The 92-kDa gelatinase B or metalloproteinase-9 (MMP-9) is the most prevalent form of MMPs secreted by activated macrophages, and has been shown to be more common in atherectomy materials from unstable angina and abdominal aortic aneurysm. Beside macrophages, SMC may release MMPs, an event relevant not only to atherogenesis, but especially to the process of restenosis after angioplasty. MMP-9 activity in microvessel beneath the lipid core can lead to intraplaque hemorrhage. Circulating MMP-9 and MMP-2 have been also identified. Dr S. Nikkari (Tampere University, Finland) measured the circulating levels of MMP-9 in 61 patients, with narrowing in one or more coronary arteries, and in 19 normal subjects. Serum MMP-9 concentrations tended to increase with the worsening of the disease.

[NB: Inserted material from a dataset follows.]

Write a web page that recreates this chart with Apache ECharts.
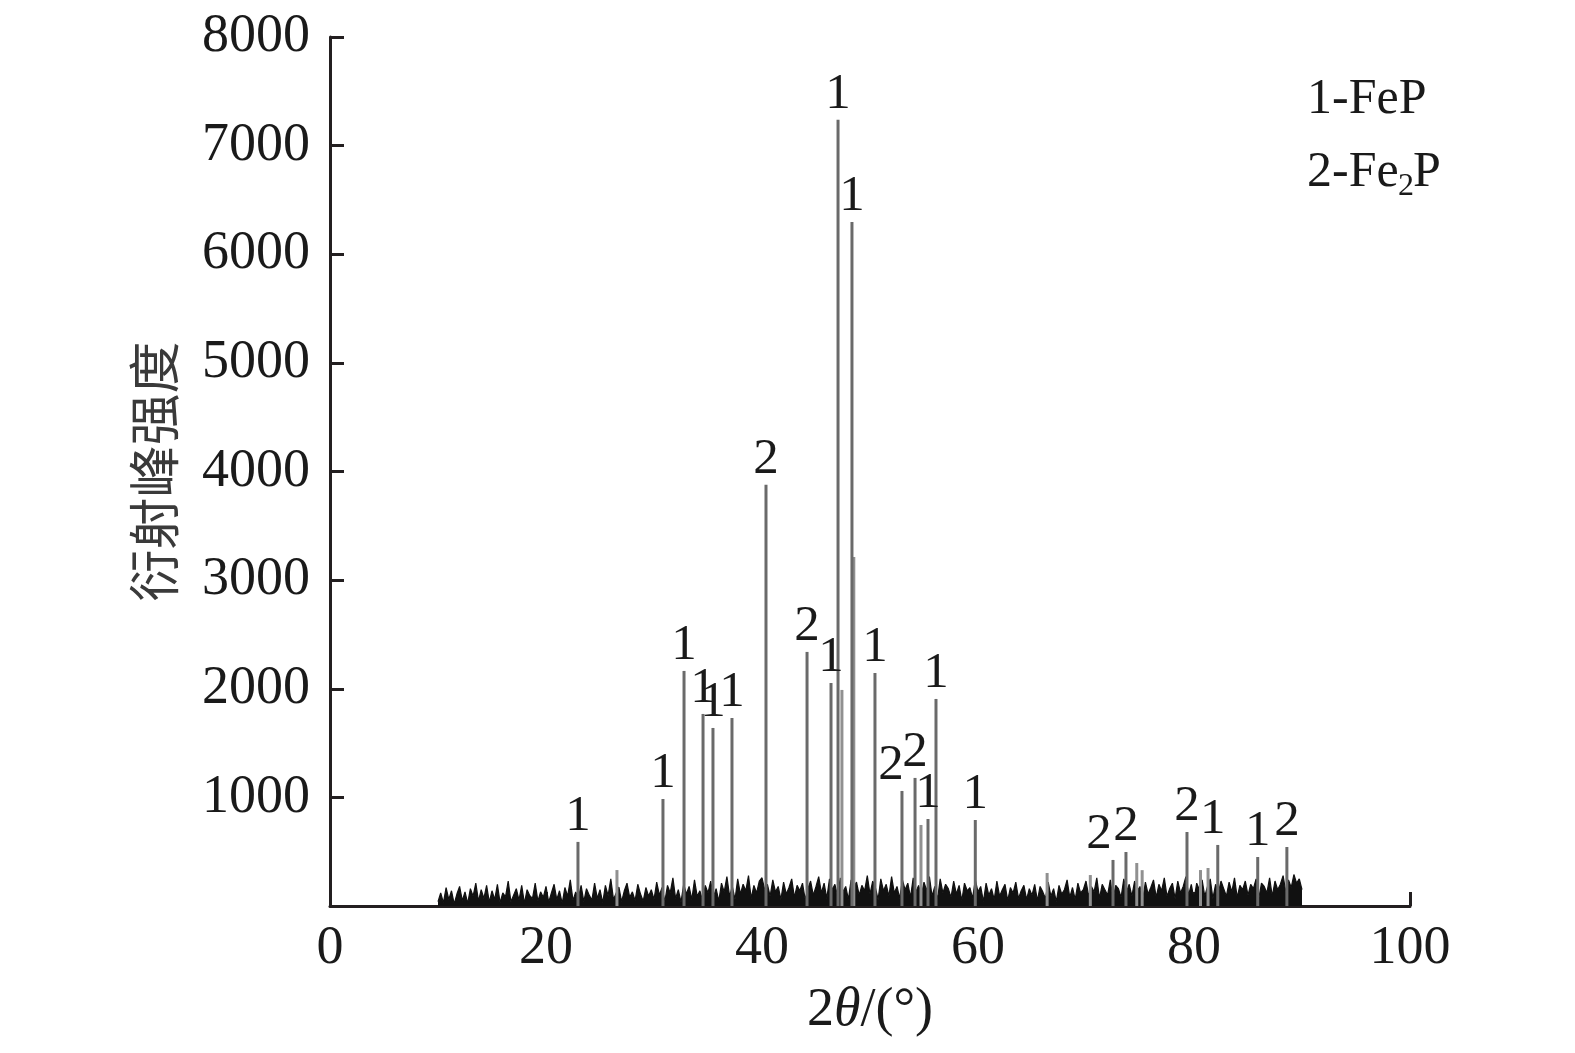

It did not predict the outcome, but there was a trend and it correlated with leukocyte count.

Finally, Dr V. Fuster (Mount Sinai Medical Center, New York, U.S.A.) presented some data on the pharmacological intervention directed toward the stabilization of the plaque. Several clinical studies demonstrated the ability of statins to reduce the incidence of coronary heart disease most probably by increasing the stability of the atherosclerotic plaque rather than by a reduction of the stenotic occlusion. However, new (not yet published) data show that the area of the lesion into the vessel wall start to decrease after a 12-month treatment with simvastatin. This effect may involve, in addition to cholesterol reduction, a direct activity of these drugs on the arterial wall. Statins have antithrombotic properties. The early effect (three weeks) is an anti-inflammatory one, then they act on the vessel wall. The inhibitory effect of statins on MMP-9 secretion, observed in a previously published in vitro study, suggests a potential mechanism for the stabilizing effect of these drugs on the atherosclerotic plaque.